An increasing number of scholars now draw on assemblage theory to understand the complex world of policymaking, which is rarely a linear process, and involves humans, ideas and objects that stretch across the globe. And, as I highlight in a recent article, anticorruption scholarship in particular has drawn on assemblage theory to reimagine the effectiveness of anticorruption reforms in two ways:

  • First, assemblage theory has shown how donor support links local anticorruption efforts to a much larger transnational “anticorruption assemblage,” or what Steven Sampson calls an “anticorruption industry”—an assortment, as Sampson puts it, of “knowledge, people, money and symbols” that are connected to a global landscape of professionalized “policies, regulations, initiatives, conventions, training courses, monitoring activities and programmes.” For example, Martinez and Cooper argue that donor support of NGOs in Guatemala and El Salvador has connected previously locally oriented organizations to a transnational anticorruption assemblage (or industry). In so doing, donor support has fundamentally changed the way these NGOs operate, leading them to become less political and more technocratic. That is, these organizations have become more concerned about donor reporting requirements than agitating against political corruption.
  • Second, scholars have shown how anticorruption assemblages are held together. For example, Hansen and Tang-Jensen argue that anticorruption assemblages are, in practice, held together through shared “micro operations,” which include the language and methods of anticorruption professionals. These shared norms help connect diverse and geographically distant actors in a broader anticorruption assemblage, and help shape the nature of anticorruption efforts.

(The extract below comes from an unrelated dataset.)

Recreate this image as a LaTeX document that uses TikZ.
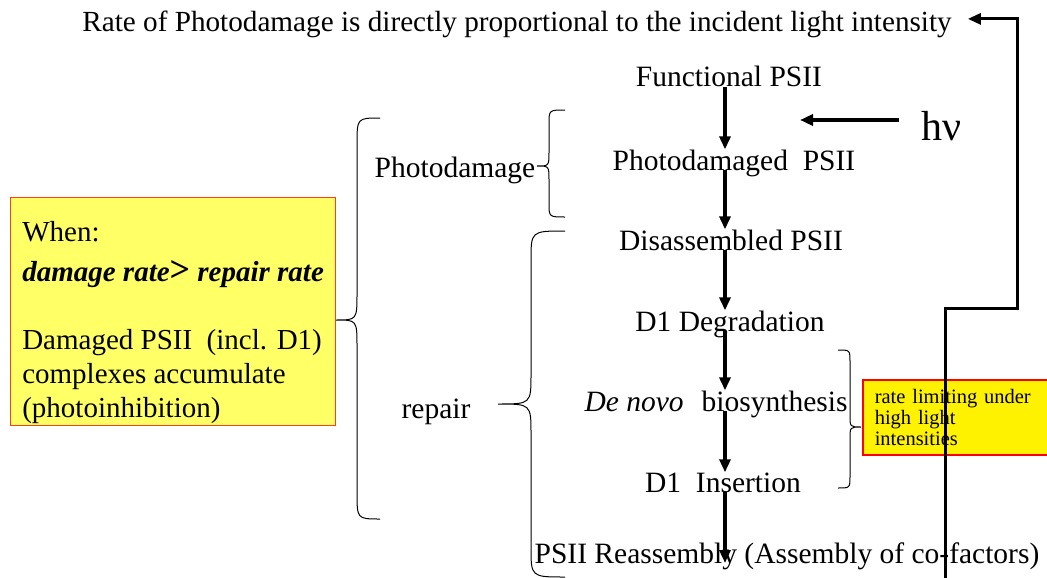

Insights from assemblage theory are important for understanding anticorruption reform for two key reasons:

  • First, assemblage theory suggests that the reasons anticorruption reforms fail to live up to expectations might lie beyond the borders of individual countries. While this insight is hardly revolutionary, popular corruption indexes (see here and here) and anticorruption assessments continue to focus on corruption at the national level—despite the fact that, as Paul Heywood argues, anticorruption efforts often fail because of “the tendency of much research and anticorruption advocacy to concentrate on nation-states as the primary unit of analysis.”
  • Second, those drawing on this theory do not assume – as some anticorruption organizations do – that a particular set of institutions will shape anticorruption reform. Adherents to assemblage theory do not presume, for example, that reform occurs when civil society is adequately empowered, donors exert the right type of pressure, or political elites are incentivized to bring about change. Rather, assemblage theory encourages researchers and policymakers to track a vast array of actors, ideas, and objects that can help bring about change—an enterprise that may help expose relationships and engagements that are sometimes hidden. Assemblage theory suggests we look to the fluid transnational assemblages – and everything and everyone involved – to understand the potential for anticorruption reform and its likely outcomes. (This broader perspective can also help us understand why, as I have argued, anticorruption reform sometimes takes place despite, not because of, the civic, political, and administrative institutions that are usually thought to drive anticorruption reform.)

Admittedly, assemblage theory is not ready-made for the world of anticorruption policy making. It does not provide an easy set of “tools” and “guidelines” for policymakers to apply. There are no tick boxes or matrices involved. Rather, assemblage theory offers a way of thinking about the increasingly complex and globalized nature of policy reform—a way of thinking that has the potential to help researchers and policymakers move beyond the rather narrow institutional and territorially bound thinking that has come to dominate assessments of corruption and anticorruption reform.